Running a thorough app audit is significantly easier with the right tools and platform tier. Here are resources worth considering:

  • Google Workspace Referral Program: https://referworkspace.app.goo.gl/ -- Business Plus and Enterprise plans provide the full Security Investigation Tool, advanced API controls, and detailed audit logs needed for comprehensive app auditing. If you are on Business Starter and finding the Admin Console views limited, this is why.
  • DoControl: A SaaS security platform that provides automated discovery and monitoring of every OAuth-connected application across your Google Workspace environment. DoControl maps out data flows between third-party apps and your Workspace, identifies over-permissioned connections, and can automatically remediate risky grants based on policies you define. Particularly useful for organisations with more than 50 users where manual auditing becomes impractical.
  • Spin.AI: Offers automated risk assessment for third-party apps connected to Google Workspace. Their risk scoring engine evaluates OAuth scopes, developer reputation, data access patterns, and historical behaviour to assign each app a risk score.
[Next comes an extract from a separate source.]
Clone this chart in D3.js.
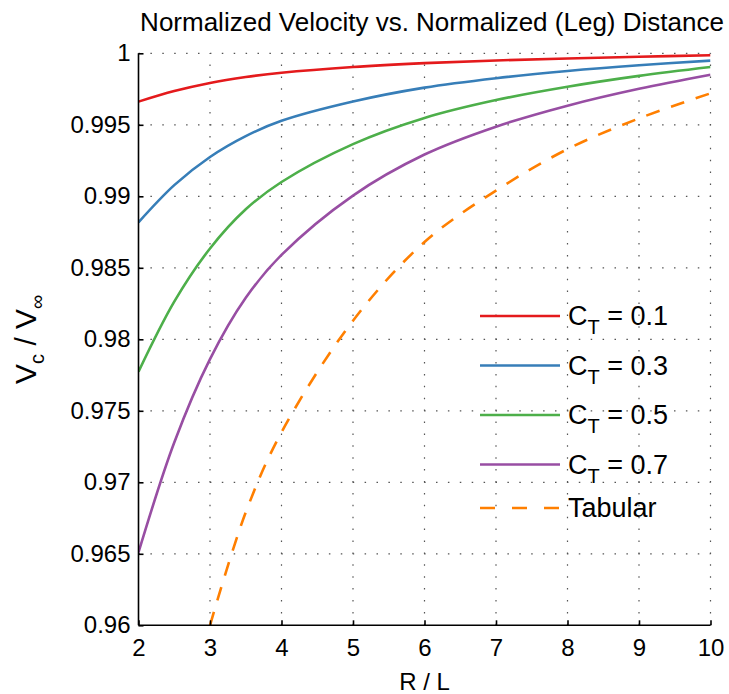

Spin.AI can flag high-risk apps before they cause problems and provides continuous monitoring rather than point-in-time audits.
  • Nudge Security: Takes a different approach by discovering every SaaS application your employees are using, including those connected via OAuth, SSO, and direct sign-up. Nudge Security maps your full SaaS attack surface and provides automated nudges to employees when they connect risky applications. Especially relevant for Australian SMBs that want visibility across their entire SaaS footprint, not just Google Workspace.

Wrapping Up

Most Australian SMBs have more third-party apps connected to their Google Workspace data than they realise. The apps got there through individual employee decisions, each one reasonable in isolation, that collectively created an unmonitored web of data access across your organisation. The audit process in this guide gives you the tools to untangle that web.

Start with the Admin Console views. Pull the token log, review the API controls dashboard, and check the connected apps for your highest-risk users. Export the data, run it through the risk assessment framework, and make decisions: approve, limit, or block each app based on its risk profile. Then change your default policy so that new apps cannot connect without your knowledge.

The first audit is the hardest because you are building the baseline. Every subsequent audit is faster because you are only reviewing changes since the last one. Build the habit of monthly token log reviews and quarterly full audits, and you will maintain visibility without it becoming a burden.

Your employees installed those apps to be more productive, and most of the apps are probably fine. The point of an audit is not to block everything. It is to know what is there, confirm that it belongs, and remove what does not. That is the difference between a managed environment and a hopeful one.